▶ _WHAT THE TASK REQUIRES_: Retype, word for word, the lines between the ones holding "Recreate this image as a Python" and "ax = fig.add_axes([157", inclusive; pictures stay out of the copy.

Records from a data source
_____

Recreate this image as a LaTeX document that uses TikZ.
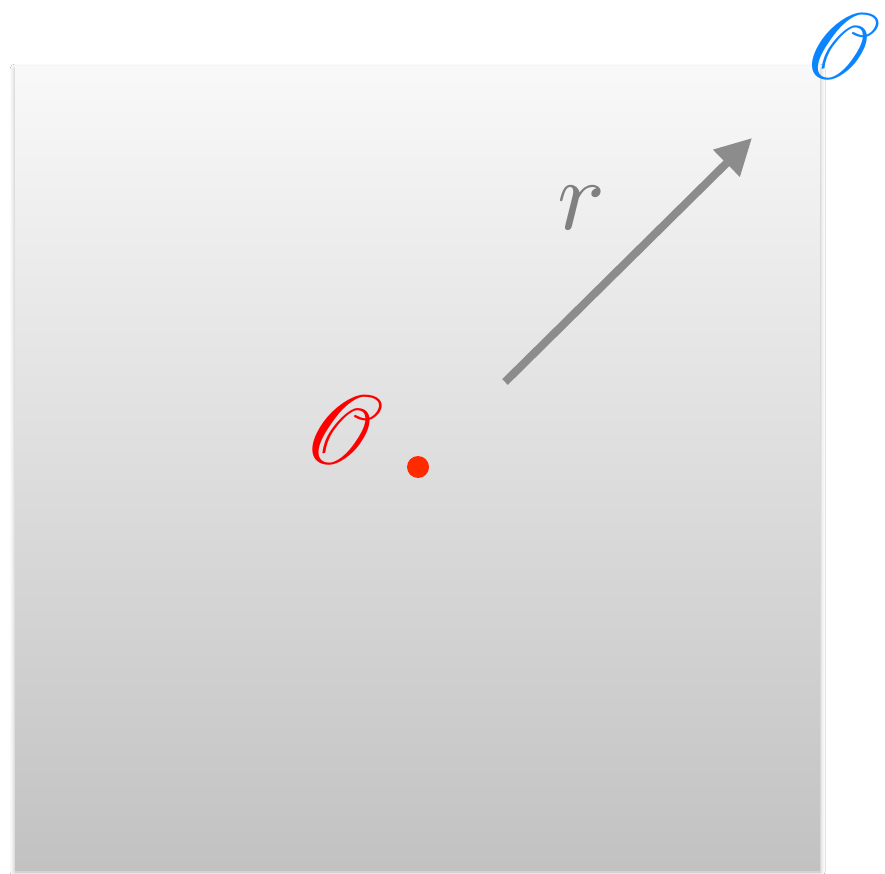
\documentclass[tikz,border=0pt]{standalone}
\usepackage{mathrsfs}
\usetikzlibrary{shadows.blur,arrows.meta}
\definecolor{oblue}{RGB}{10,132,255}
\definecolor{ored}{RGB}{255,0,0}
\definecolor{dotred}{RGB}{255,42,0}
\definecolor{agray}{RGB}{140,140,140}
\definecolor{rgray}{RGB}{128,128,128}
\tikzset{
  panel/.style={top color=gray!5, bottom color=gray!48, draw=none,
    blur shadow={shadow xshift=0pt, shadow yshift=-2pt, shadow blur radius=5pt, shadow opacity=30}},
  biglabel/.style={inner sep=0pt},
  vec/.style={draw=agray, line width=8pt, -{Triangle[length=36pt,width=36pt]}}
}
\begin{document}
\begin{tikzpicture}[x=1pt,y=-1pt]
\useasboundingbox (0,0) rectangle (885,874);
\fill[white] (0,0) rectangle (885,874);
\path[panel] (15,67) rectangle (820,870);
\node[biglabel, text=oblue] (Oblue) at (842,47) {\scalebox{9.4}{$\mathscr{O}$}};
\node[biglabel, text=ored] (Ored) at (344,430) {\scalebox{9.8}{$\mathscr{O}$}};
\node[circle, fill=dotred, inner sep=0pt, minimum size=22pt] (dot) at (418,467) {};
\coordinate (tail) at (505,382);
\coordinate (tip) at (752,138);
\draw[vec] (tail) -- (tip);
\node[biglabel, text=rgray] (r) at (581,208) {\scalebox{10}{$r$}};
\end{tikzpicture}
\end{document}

_____

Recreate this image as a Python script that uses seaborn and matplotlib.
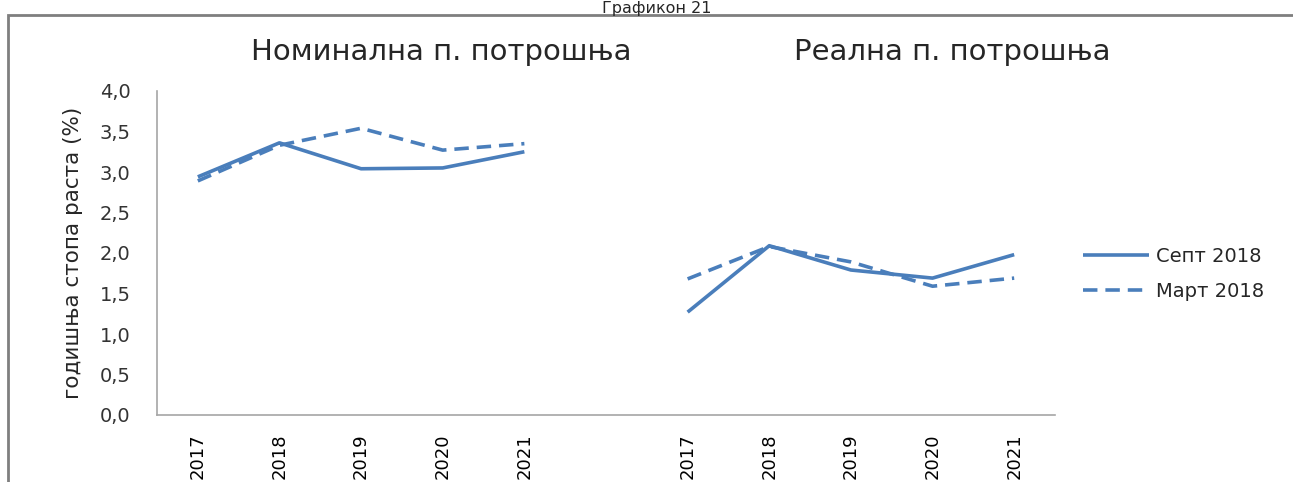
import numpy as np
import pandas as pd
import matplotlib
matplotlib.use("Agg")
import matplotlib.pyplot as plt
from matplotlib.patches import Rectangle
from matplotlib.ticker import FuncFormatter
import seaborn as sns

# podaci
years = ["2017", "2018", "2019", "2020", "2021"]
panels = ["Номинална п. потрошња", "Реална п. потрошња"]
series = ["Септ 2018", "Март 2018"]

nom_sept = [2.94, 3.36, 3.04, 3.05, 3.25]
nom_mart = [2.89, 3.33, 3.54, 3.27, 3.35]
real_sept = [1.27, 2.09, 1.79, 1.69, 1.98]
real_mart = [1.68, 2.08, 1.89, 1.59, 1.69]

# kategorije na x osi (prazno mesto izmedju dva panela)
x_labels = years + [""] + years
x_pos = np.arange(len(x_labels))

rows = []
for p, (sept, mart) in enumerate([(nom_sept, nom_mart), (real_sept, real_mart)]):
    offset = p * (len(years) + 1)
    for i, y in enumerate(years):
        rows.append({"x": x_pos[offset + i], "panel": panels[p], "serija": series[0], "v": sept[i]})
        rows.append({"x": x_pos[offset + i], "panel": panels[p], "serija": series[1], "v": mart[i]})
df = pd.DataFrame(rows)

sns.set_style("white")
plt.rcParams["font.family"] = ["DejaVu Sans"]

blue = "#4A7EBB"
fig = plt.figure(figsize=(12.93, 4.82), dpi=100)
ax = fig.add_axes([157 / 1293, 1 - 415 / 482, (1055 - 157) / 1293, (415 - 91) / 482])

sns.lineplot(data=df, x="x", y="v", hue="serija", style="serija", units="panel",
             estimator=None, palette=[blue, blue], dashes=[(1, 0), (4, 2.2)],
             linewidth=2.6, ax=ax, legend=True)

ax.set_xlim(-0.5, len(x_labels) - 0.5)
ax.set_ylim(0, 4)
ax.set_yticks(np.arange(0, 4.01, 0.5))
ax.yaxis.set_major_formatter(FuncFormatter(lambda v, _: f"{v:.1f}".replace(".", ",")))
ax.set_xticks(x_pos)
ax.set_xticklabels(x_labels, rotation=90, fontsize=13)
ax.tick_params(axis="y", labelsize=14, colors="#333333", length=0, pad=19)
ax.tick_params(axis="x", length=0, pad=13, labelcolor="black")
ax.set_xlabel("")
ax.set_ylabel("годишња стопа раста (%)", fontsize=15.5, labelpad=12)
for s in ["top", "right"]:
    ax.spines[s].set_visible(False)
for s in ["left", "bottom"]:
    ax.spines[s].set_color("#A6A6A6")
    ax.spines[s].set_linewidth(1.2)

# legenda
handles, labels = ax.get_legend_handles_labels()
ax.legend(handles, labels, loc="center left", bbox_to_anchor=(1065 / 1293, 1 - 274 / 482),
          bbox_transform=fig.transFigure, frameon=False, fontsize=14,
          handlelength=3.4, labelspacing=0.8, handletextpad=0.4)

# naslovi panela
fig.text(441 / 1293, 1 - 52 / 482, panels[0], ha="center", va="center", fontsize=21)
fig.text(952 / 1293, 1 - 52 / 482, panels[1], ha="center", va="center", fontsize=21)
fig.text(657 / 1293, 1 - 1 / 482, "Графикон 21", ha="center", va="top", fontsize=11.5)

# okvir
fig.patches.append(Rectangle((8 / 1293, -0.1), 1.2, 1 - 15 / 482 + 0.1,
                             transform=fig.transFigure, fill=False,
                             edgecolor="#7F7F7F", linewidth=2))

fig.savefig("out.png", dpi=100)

_____

▶ _SOLUTION FOR THIS EXERCISE_:
Recreate this image as a Python script that uses seaborn and matplotlib.
import numpy as np
import pandas as pd
import matplotlib
matplotlib.use("Agg")
import matplotlib.pyplot as plt
from matplotlib.patches import Rectangle
from matplotlib.ticker import FuncFormatter
import seaborn as sns

# podaci
years = ["2017", "2018", "2019", "2020", "2021"]
panels = ["Номинална п. потрошња", "Реална п. потрошња"]
series = ["Септ 2018", "Март 2018"]

nom_sept = [2.94, 3.36, 3.04, 3.05, 3.25]
nom_mart = [2.89, 3.33, 3.54, 3.27, 3.35]
real_sept = [1.27, 2.09, 1.79, 1.69, 1.98]
real_mart = [1.68, 2.08, 1.89, 1.59, 1.69]

# kategorije na x osi (prazno mesto izmedju dva panela)
x_labels = years + [""] + years
x_pos = np.arange(len(x_labels))

rows = []
for p, (sept, mart) in enumerate([(nom_sept, nom_mart), (real_sept, real_mart)]):
    offset = p * (len(years) + 1)
    for i, y in enumerate(years):
        rows.append({"x": x_pos[offset + i], "panel": panels[p], "serija": series[0], "v": sept[i]})
        rows.append({"x": x_pos[offset + i], "panel": panels[p], "serija": series[1], "v": mart[i]})
df = pd.DataFrame(rows)

sns.set_style("white")
plt.rcParams["font.family"] = ["DejaVu Sans"]

blue = "#4A7EBB"
fig = plt.figure(figsize=(12.93, 4.82), dpi=100)
ax = fig.add_axes([157 / 1293, 1 - 415 / 482, (1055 - 157) / 1293, (415 - 91) / 482])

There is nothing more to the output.